Web crawling:
The open source web crawler Heritix was easy to use, but it is not very fast. We selected Heritrix as our crawler due the simplicity of modifying it to our purpose and in fact, only a few lines of code were necessary for it to log the pages that we would then later inspect for the possibility of being webcams. A few other changes were made to modify its behavior as Heritrix normally archives every object it encounters, and in doing so unfavorably slows its crawl. While Heritrix was easy to modify and use, it is not the fastest web crawler. A limitation in the number of pages that we could crawl formed through this and became the largest detractor from our project.

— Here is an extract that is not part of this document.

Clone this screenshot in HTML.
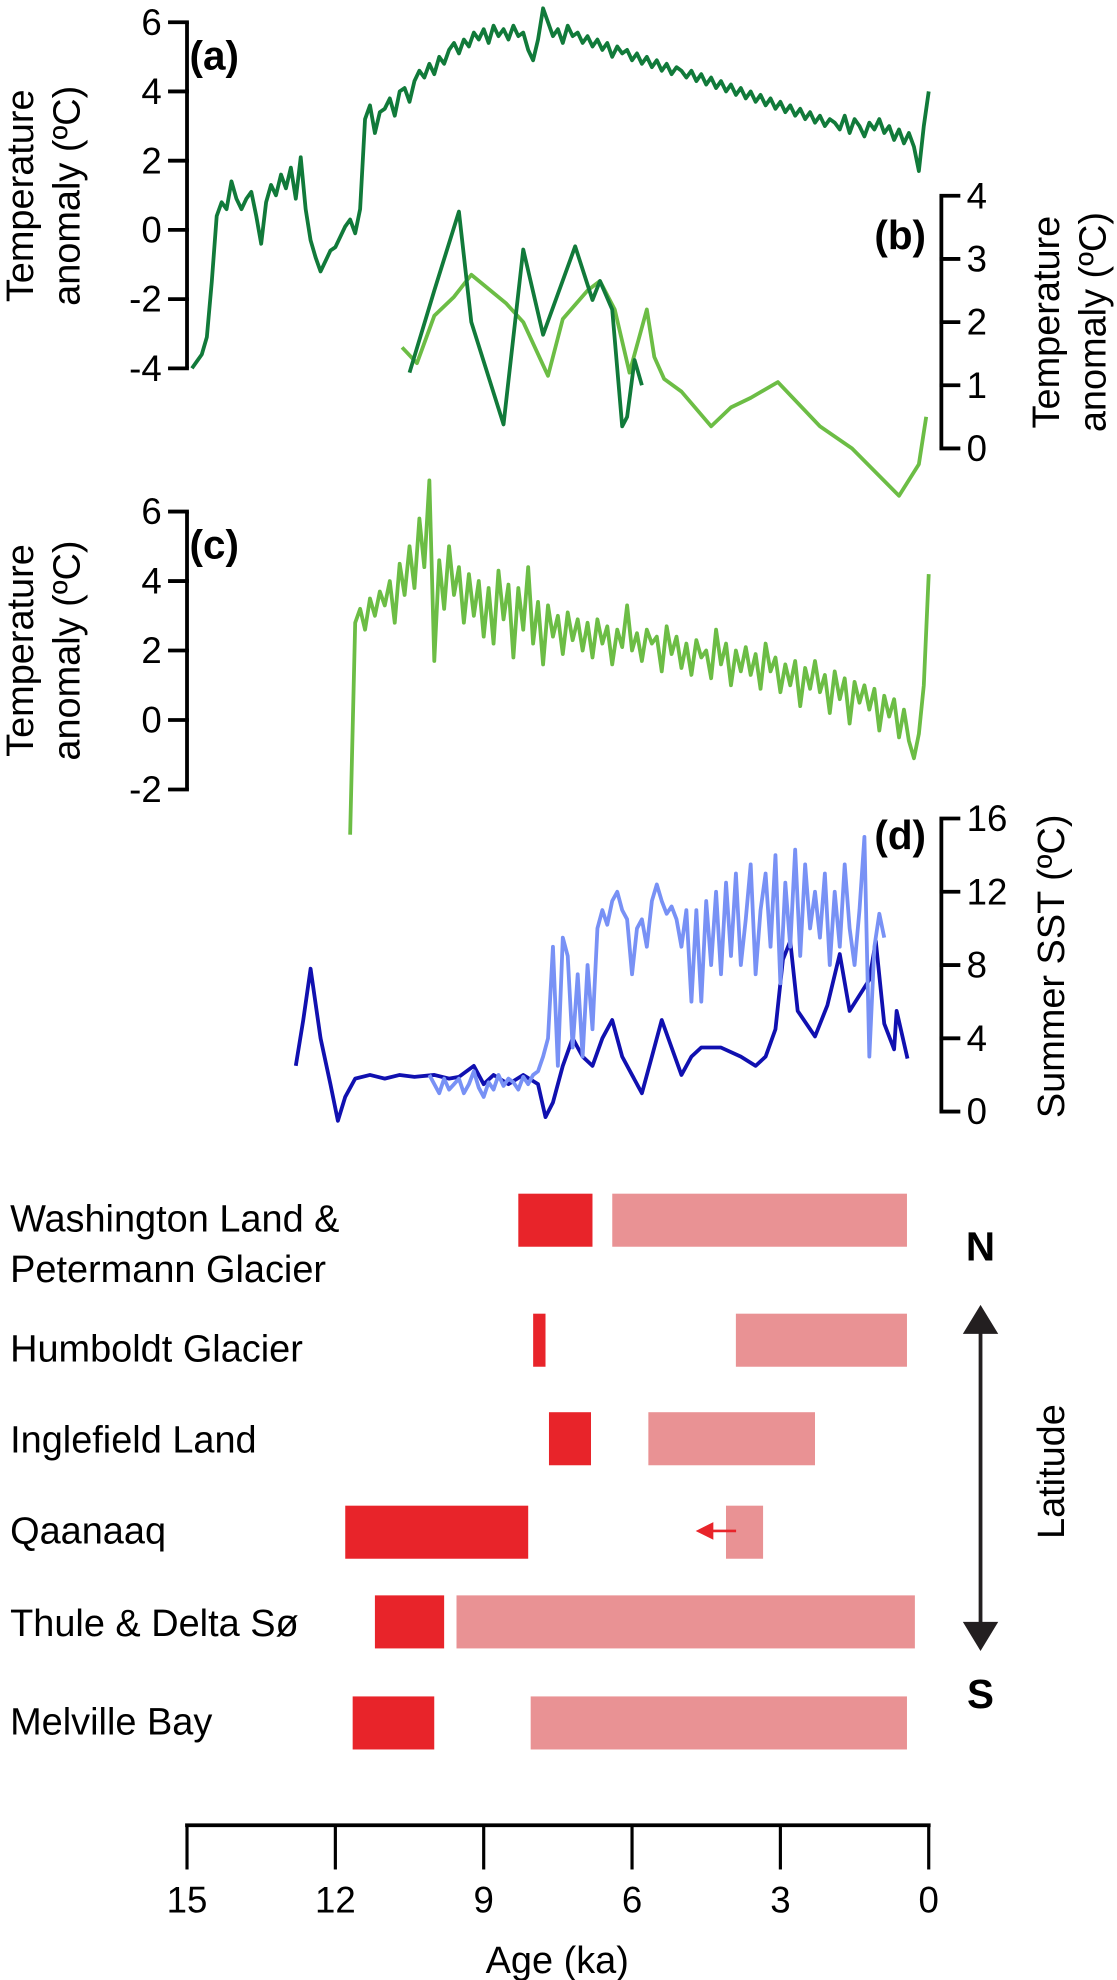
<!DOCTYPE html>
<html><head><meta charset="utf-8"><style>
html,body{margin:0;padding:0;background:#fff}
svg{display:block;font-family:"Liberation Sans",sans-serif}
</style></head><body>
<svg id="chart" width="1117" height="1980" viewBox="0 0 884 1567.5" preserveAspectRatio="none" xmlns="http://www.w3.org/2000/svg">
<g id="axes"></g>
<g id="series"></g>
<g id="bars"></g>
<g font-weight="bold" font-size="32">
<text x="150" y="55">(a)</text>
<text x="692" y="197">(b)</text>
<text x="150" y="442">(c)</text>
<text x="692" y="672">(d)</text>
</g>
<g font-size="30" text-anchor="middle">
<text transform="translate(26,155) rotate(-90)">Temperature</text>
<text transform="translate(63,155) rotate(-90)">anomaly (ºC)</text>
<text transform="translate(838,255) rotate(-90)">Temperature</text>
<text transform="translate(875,255) rotate(-90)">anomaly (ºC)</text>
<text transform="translate(26,515) rotate(-90)">Temperature</text>
<text transform="translate(63,515) rotate(-90)">anomaly (ºC)</text>
<text transform="translate(842,765) rotate(-90)">Summer SST (ºC)</text>
<text x="441" y="1562">Age (ka)</text>
<text transform="translate(842,1165) rotate(-90)">Latitude</text>
</g>
<g font-size="30">
<text x="8" y="975">Washington Land &amp;</text>
<text x="8" y="1015">Petermann Glacier</text>
<text x="8" y="1078">Humboldt Glacier</text>
<text x="8" y="1150">Inglefield Land</text>
<text x="8" y="1222">Qaanaaq</text>
<text x="8" y="1295">Thule &amp; Delta Sø</text>
<text x="8" y="1373">Melville Bay</text>
</g>
<g>
<text x="776" y="998" font-size="32" font-weight="bold" text-anchor="middle">N</text>
<text x="776" y="1352" font-size="32" font-weight="bold" text-anchor="middle">S</text>
<line x1="776" y1="1050" x2="776" y2="1290" stroke="#231f20" stroke-width="3"/>
<polygon points="776,1033 762,1056 790,1056" fill="#231f20"/>
<polygon points="776,1307 762,1284 790,1284" fill="#231f20"/>
</g>
</svg>
<script>
// ---- data ----
const aStart = 14.9, aStep = 0.1;
const aValues = [-4.0,-3.8,-3.6,-3.1,-1.5,0.4,0.8,0.6,1.4,0.9,
0.6,0.9,1.1,0.4,-0.4,0.8,1.3,1.0,1.6,1.2,
1.8,0.9,2.1,0.6,-0.3,-0.8,-1.2,-0.9,-0.6,-0.5,
-0.2,0.1,0.3,-0.1,0.6,3.2,3.6,2.8,3.4,3.5,
3.8,3.3,4.0,4.1,3.7,4.3,4.6,4.4,4.8,4.5,
5.0,4.8,5.2,5.4,5.1,5.5,5.3,5.7,5.5,5.8,
5.4,5.9,5.6,5.8,5.5,5.9,5.6,5.7,5.2,4.9,
5.5,6.4,6.0,5.6,5.8,5.4,5.9,5.6,5.7,5.4,
5.6,5.3,5.5,5.2,5.4,5.0,5.3,5.1,5.2,4.9,
5.1,4.8,5.0,4.7,4.9,4.6,4.8,4.5,4.7,4.6,
4.4,4.6,4.3,4.5,4.2,4.4,4.1,4.3,4.0,4.2,
3.9,4.1,3.8,4.0,3.7,3.9,3.6,3.8,3.5,3.7,
3.4,3.6,3.3,3.5,3.2,3.4,3.1,3.3,3.0,3.2,
3.1,2.9,3.3,2.8,3.2,3.0,2.7,3.1,2.9,3.2,
2.8,3.0,2.6,2.9,2.5,2.8,2.4,1.7,3.0,4.0];
const b1Ages = [10.5,10.0,9.5,9.25,8.6,8.2,7.8,7.15,6.8,6.65,6.4,6.2,6.1,5.95,5.8];
const b1Values = [1.2,2.5,3.75,2.0,0.38,3.15,1.8,3.2,2.35,2.65,2.2,0.35,0.5,1.4,1.0];
const b2Ages = [10.65,10.35,10.0,9.6,9.25,8.55,8.2,7.7,7.4,6.9,6.65,6.35,6.05,5.7,5.55,5.35,5.0,4.4,4.0,3.6,3.05,2.2,1.55,0.6,0.2,0.05];
const b2Values = [1.6,1.35,2.1,2.4,2.75,2.3,2.0,1.15,2.05,2.5,2.65,2.2,1.2,2.2,1.45,1.1,0.9,0.35,0.65,0.8,1.05,0.35,0.0,-0.75,-0.25,0.5];
const cStart = 11.7, cStep = 0.1;
const cValues = [-3.3,2.8,3.2,2.6,3.5,3.0,3.7,3.3,
4.0,2.8,4.5,3.6,5.0,3.8,5.8,4.4,6.9,1.7,
4.6,3.2,5.0,3.6,4.4,2.8,4.2,3.0,4.0,2.4,
3.8,2.2,4.3,2.9,3.9,1.8,3.8,2.6,4.4,2.2,
3.4,1.6,3.3,2.4,3.0,1.9,3.1,2.3,2.9,2.0,
2.8,1.8,2.9,2.2,2.7,1.6,2.6,2.1,3.3,2.0,
2.5,1.7,2.6,2.2,2.4,1.4,2.7,1.9,2.4,1.5,
2.2,1.3,2.3,1.8,2.0,1.2,2.6,1.6,2.2,1.0,
2.0,1.4,2.1,1.3,1.9,0.9,2.2,1.4,1.8,0.8,
1.6,1.0,1.7,0.4,1.5,0.9,1.7,0.8,1.3,0.2,
1.4,0.6,1.2,-0.1,1.1,0.5,1.0,0.3,0.9,-0.3,
0.7,0.1,0.6,-0.5,0.3,-0.6,-1.1,-0.4,1.0,4.2];
const d1Ages = [12.8,12.65,12.5,12.3,12.1,11.95,11.8,11.6,11.3,11.0,10.7,10.4,10.0,9.7,9.5,9.2,9.0,8.8,8.5,8.2,7.9,7.75,7.6,7.4,7.2,7.0,6.8,6.6,6.4,6.2,6.0,5.8,5.6,5.4,5.2,5.0,4.8,4.6,4.2,3.8,3.5,3.3,3.1,2.95,2.8,2.65,2.3,2.05,1.8,1.6,1.2,1.07,0.9,0.7,0.65,0.43];
const d1Values = [2.5,5.0,7.8,4.0,1.5,-0.5,0.8,1.8,2.0,1.8,2.0,1.9,2.0,1.8,1.9,2.5,1.5,2.0,1.5,2.0,1.5,-0.3,0.5,2.5,4.0,3.0,2.5,4.0,5.0,3.0,2.0,1.0,3.0,5.0,3.5,2.0,3.0,3.5,3.5,3.0,2.5,3.0,4.5,8.3,9.3,5.5,4.1,5.8,8.6,5.5,7.2,9.3,4.8,3.4,5.5,2.9];
const d2Start = 10.1, d2Step = 0.1;
const d2Values = [2.0,1.5,1.0,1.8,1.2,1.5,1.8,1.0,1.5,2.2,
1.3,0.8,1.6,1.2,2.0,1.4,1.8,1.6,1.2,1.9,
1.5,2.0,2.2,3.0,4.0,9.0,2.5,9.5,8.5,3.5,
7.5,3.0,8.0,4.5,10.0,11.0,10.2,11.5,12.0,11.0,
10.5,7.5,10.0,10.5,9.0,11.5,12.4,11.5,10.8,11.2,
10.5,9.0,11.0,6.0,11.0,6.0,11.5,8.0,12.0,7.5,
12.5,8.5,13.0,8.0,10.5,13.5,7.5,11.0,13.0,9.0,
14.0,7.0,12.5,9.0,14.3,8.5,13.5,10.0,12.0,9.5,
13.0,8.0,12.0,9.0,13.5,10.0,8.0,11.0,15.0,3.0,
9.0,10.8,9.5];
const siteNames = ["washington","humboldt","inglefield","qaanaaq","thule","melville"];
const siteTop = [945,1040,1118,1192,1263,1343];
const advanceStart = [8.3,8.0,7.68,11.8,11.2,11.65];
const advanceEnd = [6.8,7.75,6.83,8.1,9.8,10.0];
const retreatStart = [6.4,3.9,5.67,4.1,9.55,8.05];
const retreatEnd = [0.44,0.44,2.3,3.35,0.28,0.44];
const xTicks = [15,12,9,6,3,0];
const aTicks = [6,4,2,0,-2,-4];
const bTicks = [4,3,2,1,0];
const cTicks = [6,4,2,0,-2];
const dTicks = [16,12,8,4,0];

// ---- scales ----
const NS='http://www.w3.org/2000/svg';
const X = a => 735 - a*39.133;
const Ya = v => 182 - v*27.4;
const Yb = v => 355 - v*50;
const Yc = v => 570 - v*27.5;
const Yd = v => 880 - v*14.5;
function mk(tag, attrs, parent){const e=document.createElementNS(NS,tag);for(const k in attrs)e.setAttribute(k,attrs[k]);parent.appendChild(e);return e;}
const axes=document.getElementById('axes'), series=document.getElementById('series'), bars=document.getElementById('bars');

function line(ages, vals, ys, color, name){
  const d = vals.map((v,i)=>(i?'L':'M')+X(ages[i]).toFixed(1)+','+ys(v).toFixed(1)).join('');
  const p = mk('path',{d:d,fill:'none',stroke:color,'stroke-width':3,'stroke-linejoin':'round'},series);
  
  
}
const stepAges = (s,st,n)=>{const r=[];for(let i=0;i<n;i++)r.push(+(s-i*st).toFixed(3));return r;};
line(stepAges(aStart,aStep,aValues.length), aValues, Ya, '#117a3a', 'series-a-line');
line(b2Ages, b2Values, Yb, '#6cbd45', 'series-b-light-line');
line(b1Ages, b1Values, Yb, '#117a3a', 'series-b-dark-line');
line(stepAges(cStart,cStep,cValues.length), cValues, Yc, '#6cbd45', 'series-c-line');
line(d1Ages, d1Values, Yd, '#1010b0', 'series-d-dark-line');
line(stepAges(d2Start,d2Step,d2Values.length), d2Values, Yd, '#7891f5', 'series-d-light-line');

function yAxis(x, ticks, ys, side, name){
  const g = mk('g',{},axes);
  
  
  const y1=ys(ticks[0]), y2=ys(ticks[ticks.length-1]);
  mk('line',{x1:x,y1:y1,x2:x,y2:y2,stroke:'#000','stroke-width':3},g);
  ticks.forEach(t=>{
    const y=ys(t); const dx = side==='left'?-15:15;
    mk('line',{x1:x-(side==='left'?-1.5:1.5),y1:y,x2:x+dx,y2:y,stroke:'#000','stroke-width':3},g);
    const tx = mk('text',{x:side==='left'?x-20:x+20,y:y+10,'font-size':29,'text-anchor':side==='left'?'end':'start'},g);
    tx.textContent = t;
    
    
  });
}
yAxis(148, aTicks, Ya, 'left', 'y-axis-a');
yAxis(745, bTicks, Yb, 'right', 'y-axis-b');
yAxis(148, cTicks, Yc, 'left', 'y-axis-c');
yAxis(745, dTicks, Yd, 'right', 'y-axis-d');

// x axis
const xg = mk('g',{},axes);


mk('line',{x1:X(15)-1.5,y1:1445,x2:X(0)+1.5,y2:1445,stroke:'#000','stroke-width':3},xg);
xTicks.forEach(t=>{
  mk('line',{x1:X(t),y1:1445,x2:X(t),y2:1480,stroke:'#000','stroke-width':2.5},xg);
  const tx = mk('text',{x:X(t),y:1514,'font-size':29,'text-anchor':'middle'},xg);
  tx.textContent = t;
  
  
});

// bars
siteNames.forEach((s,i)=>{
  const r1 = mk('rect',{x:X(advanceStart[i]),y:siteTop[i],width:X(advanceEnd[i])-X(advanceStart[i]),height:42,fill:'#e8242a'},bars);
  
  
  const r2 = mk('rect',{x:X(retreatStart[i]),y:siteTop[i],width:X(retreatEnd[i])-X(retreatStart[i]),height:42,fill:'#e99294'},bars);
  
  
});
const ag = mk('g',{},bars);


mk('line',{x1:X(4.1)+8,y1:1212,x2:X(4.1)-12,y2:1212,stroke:'#e8242a','stroke-width':2},ag);
mk('polygon',{points:(X(4.1)-24)+',1212 '+(X(4.1)-10)+',1205 '+(X(4.1)-10)+',1219',fill:'#e8242a'},ag);
</script>
</body></html>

One suggested improvement would be using a more powerful crawler such as Nutch. It would definitely increase the number of pages we could retrieve in the same amount of time.
Classifying webcams:
The precision of classifying webcam pages was another topic we could improve upon. When processing through webpage contents such as weather forecasts, the images matched our given classification heuristics: they had the proper aspect ratio and refreshed often. Such analysis created false positive results that initially seemed to detract from out project, but in retrospect do create an interesting object in their own right as they now given a visual history of Doppler radar, or temperature forecasts.
One possible suggestion to improve the precision includes using a learning algorithm for classifying webcam conjunct with our image processing technique. Theoretically, this would improve the precision as we take the union of results from the two techniques. It is unclear however what the algorithm would learn off of, image data or surrounding textual data, but hopefully that is a research problem that has been somewhat solved by our classmates this quarter.
Another concern in classifying images comes from managing the positive results in the URL control server. The positive results were only run through the image processor once before passed on to the indexer module. If the webpage only changed once during the processing period due to some superficial change in the html, then it would have lead to a false positive result. Another error was that we kept track of potential webcams on the web pages in a poor manner: we kept track by their order on the page, i.e. 'the third jpeg on the page is a web cam'. While this is simple and quick, it can lead to false positives when the html is changed, or a jpeg is removed and either the images appears to have changed, or what pointed to a webcam now points to something else.
An improvement would be loop through the list of webcams periodically and check to see if they are still changing. This would improve the precision of classification, but also leads to a new challenge. Many webcams do not refresh at night-time, or can become inactive for several days. A Bayesian system could keep track of this and in theory could even generate models to predict when the webcam would be active and only then include it in the search results.